• [YOUR OBJECTIVE]: All of the lines below are to be transcribed faithfully, with pictures excluded from the copy.

#### DATA

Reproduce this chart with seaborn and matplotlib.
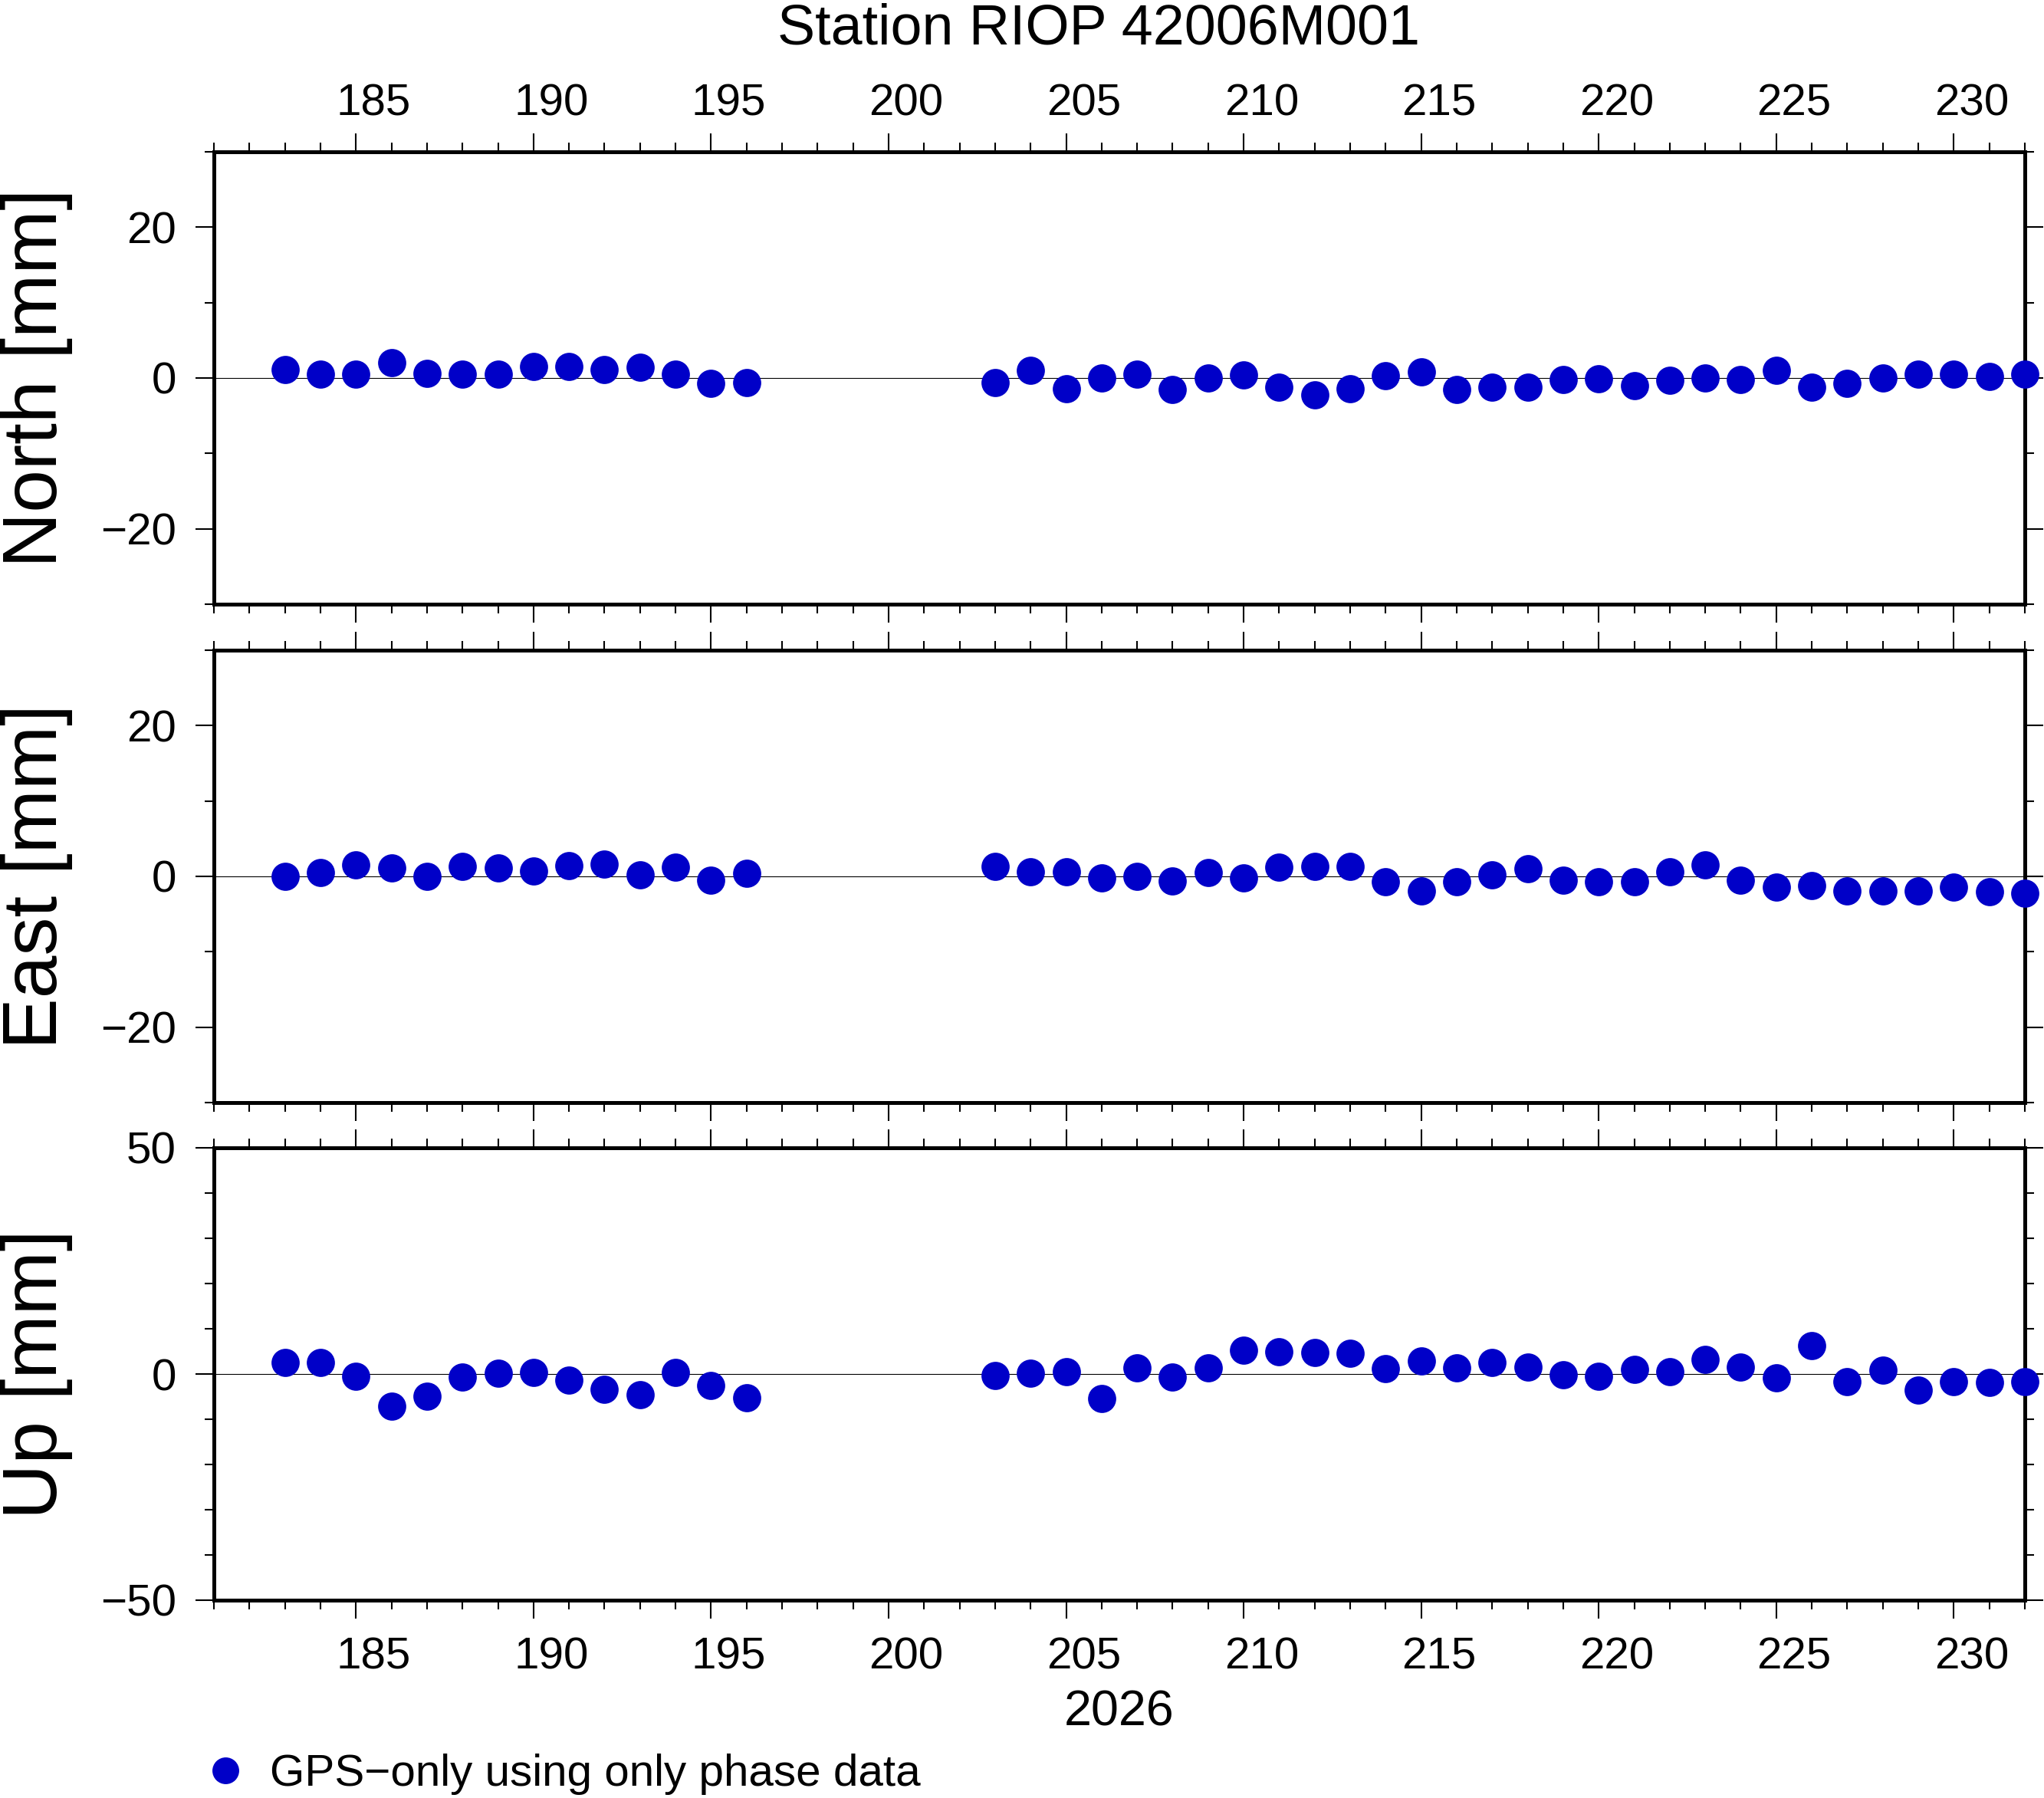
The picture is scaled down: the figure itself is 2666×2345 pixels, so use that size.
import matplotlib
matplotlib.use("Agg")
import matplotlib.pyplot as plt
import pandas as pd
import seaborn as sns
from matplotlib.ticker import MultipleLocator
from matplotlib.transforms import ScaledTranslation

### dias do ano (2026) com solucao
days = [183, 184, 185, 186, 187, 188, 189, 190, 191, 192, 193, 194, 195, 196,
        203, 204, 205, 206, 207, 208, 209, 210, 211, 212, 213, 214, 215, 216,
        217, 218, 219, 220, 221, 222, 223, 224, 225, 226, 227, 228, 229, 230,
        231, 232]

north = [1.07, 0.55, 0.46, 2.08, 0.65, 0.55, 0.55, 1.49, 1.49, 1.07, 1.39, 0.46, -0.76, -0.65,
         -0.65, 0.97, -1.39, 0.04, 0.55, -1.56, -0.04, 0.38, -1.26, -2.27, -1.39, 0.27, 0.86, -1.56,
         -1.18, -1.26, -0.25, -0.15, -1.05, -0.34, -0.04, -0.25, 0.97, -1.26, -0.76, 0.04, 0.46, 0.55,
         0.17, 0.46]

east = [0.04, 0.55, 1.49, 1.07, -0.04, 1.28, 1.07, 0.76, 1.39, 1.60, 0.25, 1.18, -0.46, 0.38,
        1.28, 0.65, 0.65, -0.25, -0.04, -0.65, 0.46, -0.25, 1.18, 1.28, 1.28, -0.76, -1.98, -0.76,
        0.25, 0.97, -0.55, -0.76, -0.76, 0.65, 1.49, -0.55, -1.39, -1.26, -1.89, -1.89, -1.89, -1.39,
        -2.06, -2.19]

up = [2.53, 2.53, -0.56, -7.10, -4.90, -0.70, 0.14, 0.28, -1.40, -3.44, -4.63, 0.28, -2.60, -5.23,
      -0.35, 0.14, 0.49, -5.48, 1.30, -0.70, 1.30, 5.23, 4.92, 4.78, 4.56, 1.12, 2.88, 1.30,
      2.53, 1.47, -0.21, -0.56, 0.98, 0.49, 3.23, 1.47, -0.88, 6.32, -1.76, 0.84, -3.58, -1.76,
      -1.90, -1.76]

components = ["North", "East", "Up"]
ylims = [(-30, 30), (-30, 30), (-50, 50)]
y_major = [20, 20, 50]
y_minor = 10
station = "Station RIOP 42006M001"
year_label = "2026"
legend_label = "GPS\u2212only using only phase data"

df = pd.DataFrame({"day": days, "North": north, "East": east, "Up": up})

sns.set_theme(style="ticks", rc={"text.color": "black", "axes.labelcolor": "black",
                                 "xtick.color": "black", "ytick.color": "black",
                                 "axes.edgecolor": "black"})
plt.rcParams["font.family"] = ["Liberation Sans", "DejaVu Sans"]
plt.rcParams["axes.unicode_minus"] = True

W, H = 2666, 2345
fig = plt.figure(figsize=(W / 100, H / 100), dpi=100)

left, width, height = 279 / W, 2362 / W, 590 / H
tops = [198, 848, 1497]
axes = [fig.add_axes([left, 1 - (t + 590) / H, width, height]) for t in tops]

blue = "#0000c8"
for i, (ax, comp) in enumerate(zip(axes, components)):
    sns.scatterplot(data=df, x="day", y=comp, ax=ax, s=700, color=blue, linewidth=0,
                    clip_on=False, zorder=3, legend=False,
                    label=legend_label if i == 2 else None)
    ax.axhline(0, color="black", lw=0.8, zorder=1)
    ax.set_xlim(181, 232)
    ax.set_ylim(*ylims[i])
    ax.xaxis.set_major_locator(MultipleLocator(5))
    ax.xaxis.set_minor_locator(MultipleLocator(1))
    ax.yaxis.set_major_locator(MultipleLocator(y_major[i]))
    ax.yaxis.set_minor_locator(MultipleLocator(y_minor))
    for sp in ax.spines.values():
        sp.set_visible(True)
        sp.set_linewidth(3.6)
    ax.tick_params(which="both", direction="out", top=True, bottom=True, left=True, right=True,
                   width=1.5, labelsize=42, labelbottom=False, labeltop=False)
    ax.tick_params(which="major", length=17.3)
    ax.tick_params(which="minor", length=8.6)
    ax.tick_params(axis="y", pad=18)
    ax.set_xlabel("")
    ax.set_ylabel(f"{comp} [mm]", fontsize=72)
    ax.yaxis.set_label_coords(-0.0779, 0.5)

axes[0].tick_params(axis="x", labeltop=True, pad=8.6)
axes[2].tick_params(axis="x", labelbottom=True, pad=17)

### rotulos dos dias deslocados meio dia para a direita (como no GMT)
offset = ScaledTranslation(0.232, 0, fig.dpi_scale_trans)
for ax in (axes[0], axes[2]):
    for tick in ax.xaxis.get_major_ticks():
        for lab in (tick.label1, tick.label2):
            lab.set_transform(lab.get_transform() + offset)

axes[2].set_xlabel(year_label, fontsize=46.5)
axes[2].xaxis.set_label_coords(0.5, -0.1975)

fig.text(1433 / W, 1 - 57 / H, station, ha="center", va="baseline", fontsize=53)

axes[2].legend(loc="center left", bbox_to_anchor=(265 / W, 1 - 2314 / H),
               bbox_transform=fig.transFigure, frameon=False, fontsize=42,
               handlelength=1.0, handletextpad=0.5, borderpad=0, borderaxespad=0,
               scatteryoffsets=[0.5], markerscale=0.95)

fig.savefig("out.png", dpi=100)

########

• [RESULT BELOW]:
Reproduce this chart with seaborn and matplotlib.
The picture is scaled down: the figure itself is 2666×2345 pixels, so use that size.
import matplotlib
matplotlib.use("Agg")
import matplotlib.pyplot as plt
import pandas as pd
import seaborn as sns
from matplotlib.ticker import MultipleLocator
from matplotlib.transforms import ScaledTranslation

### dias do ano (2026) com solucao
days = [183, 184, 185, 186, 187, 188, 189, 190, 191, 192, 193, 194, 195, 196,
        203, 204, 205, 206, 207, 208, 209, 210, 211, 212, 213, 214, 215, 216,
        217, 218, 219, 220, 221, 222, 223, 224, 225, 226, 227, 228, 229, 230,
        231, 232]

north = [1.07, 0.55, 0.46, 2.08, 0.65, 0.55, 0.55, 1.49, 1.49, 1.07, 1.39, 0.46, -0.76, -0.65,
         -0.65, 0.97, -1.39, 0.04, 0.55, -1.56, -0.04, 0.38, -1.26, -2.27, -1.39, 0.27, 0.86, -1.56,
         -1.18, -1.26, -0.25, -0.15, -1.05, -0.34, -0.04, -0.25, 0.97, -1.26, -0.76, 0.04, 0.46, 0.55,
         0.17, 0.46]

east = [0.04, 0.55, 1.49, 1.07, -0.04, 1.28, 1.07, 0.76, 1.39, 1.60, 0.25, 1.18, -0.46, 0.38,
        1.28, 0.65, 0.65, -0.25, -0.04, -0.65, 0.46, -0.25, 1.18, 1.28, 1.28, -0.76, -1.98, -0.76,
        0.25, 0.97, -0.55, -0.76, -0.76, 0.65, 1.49, -0.55, -1.39, -1.26, -1.89, -1.89, -1.89, -1.39,
        -2.06, -2.19]

up = [2.53, 2.53, -0.56, -7.10, -4.90, -0.70, 0.14, 0.28, -1.40, -3.44, -4.63, 0.28, -2.60, -5.23,
      -0.35, 0.14, 0.49, -5.48, 1.30, -0.70, 1.30, 5.23, 4.92, 4.78, 4.56, 1.12, 2.88, 1.30,
      2.53, 1.47, -0.21, -0.56, 0.98, 0.49, 3.23, 1.47, -0.88, 6.32, -1.76, 0.84, -3.58, -1.76,
      -1.90, -1.76]

components = ["North", "East", "Up"]
ylims = [(-30, 30), (-30, 30), (-50, 50)]
y_major = [20, 20, 50]
y_minor = 10
station = "Station RIOP 42006M001"
year_label = "2026"
legend_label = "GPS\u2212only using only phase data"

df = pd.DataFrame({"day": days, "North": north, "East": east, "Up": up})

sns.set_theme(style="ticks", rc={"text.color": "black", "axes.labelcolor": "black",
                                 "xtick.color": "black", "ytick.color": "black",
                                 "axes.edgecolor": "black"})
plt.rcParams["font.family"] = ["Liberation Sans", "DejaVu Sans"]
plt.rcParams["axes.unicode_minus"] = True

W, H = 2666, 2345
fig = plt.figure(figsize=(W / 100, H / 100), dpi=100)

left, width, height = 279 / W, 2362 / W, 590 / H
tops = [198, 848, 1497]
axes = [fig.add_axes([left, 1 - (t + 590) / H, width, height]) for t in tops]

blue = "#0000c8"
for i, (ax, comp) in enumerate(zip(axes, components)):
    sns.scatterplot(data=df, x="day", y=comp, ax=ax, s=700, color=blue, linewidth=0,
                    clip_on=False, zorder=3, legend=False,
                    label=legend_label if i == 2 else None)
    ax.axhline(0, color="black", lw=0.8, zorder=1)
    ax.set_xlim(181, 232)
    ax.set_ylim(*ylims[i])
    ax.xaxis.set_major_locator(MultipleLocator(5))
    ax.xaxis.set_minor_locator(MultipleLocator(1))
    ax.yaxis.set_major_locator(MultipleLocator(y_major[i]))
    ax.yaxis.set_minor_locator(MultipleLocator(y_minor))
    for sp in ax.spines.values():
        sp.set_visible(True)
        sp.set_linewidth(3.6)
    ax.tick_params(which="both", direction="out", top=True, bottom=True, left=True, right=True,
                   width=1.5, labelsize=42, labelbottom=False, labeltop=False)
    ax.tick_params(which="major", length=17.3)
    ax.tick_params(which="minor", length=8.6)
    ax.tick_params(axis="y", pad=18)
    ax.set_xlabel("")
    ax.set_ylabel(f"{comp} [mm]", fontsize=72)
    ax.yaxis.set_label_coords(-0.0779, 0.5)

axes[0].tick_params(axis="x", labeltop=True, pad=8.6)
axes[2].tick_params(axis="x", labelbottom=True, pad=17)

### rotulos dos dias deslocados meio dia para a direita (como no GMT)
offset = ScaledTranslation(0.232, 0, fig.dpi_scale_trans)
for ax in (axes[0], axes[2]):
    for tick in ax.xaxis.get_major_ticks():
        for lab in (tick.label1, tick.label2):
            lab.set_transform(lab.get_transform() + offset)

axes[2].set_xlabel(year_label, fontsize=46.5)
axes[2].xaxis.set_label_coords(0.5, -0.1975)

fig.text(1433 / W, 1 - 57 / H, station, ha="center", va="baseline", fontsize=53)

axes[2].legend(loc="center left", bbox_to_anchor=(265 / W, 1 - 2314 / H),
               bbox_transform=fig.transFigure, frameon=False, fontsize=42,
               handlelength=1.0, handletextpad=0.5, borderpad=0, borderaxespad=0,
               scatteryoffsets=[0.5], markerscale=0.95)

fig.savefig("out.png", dpi=100)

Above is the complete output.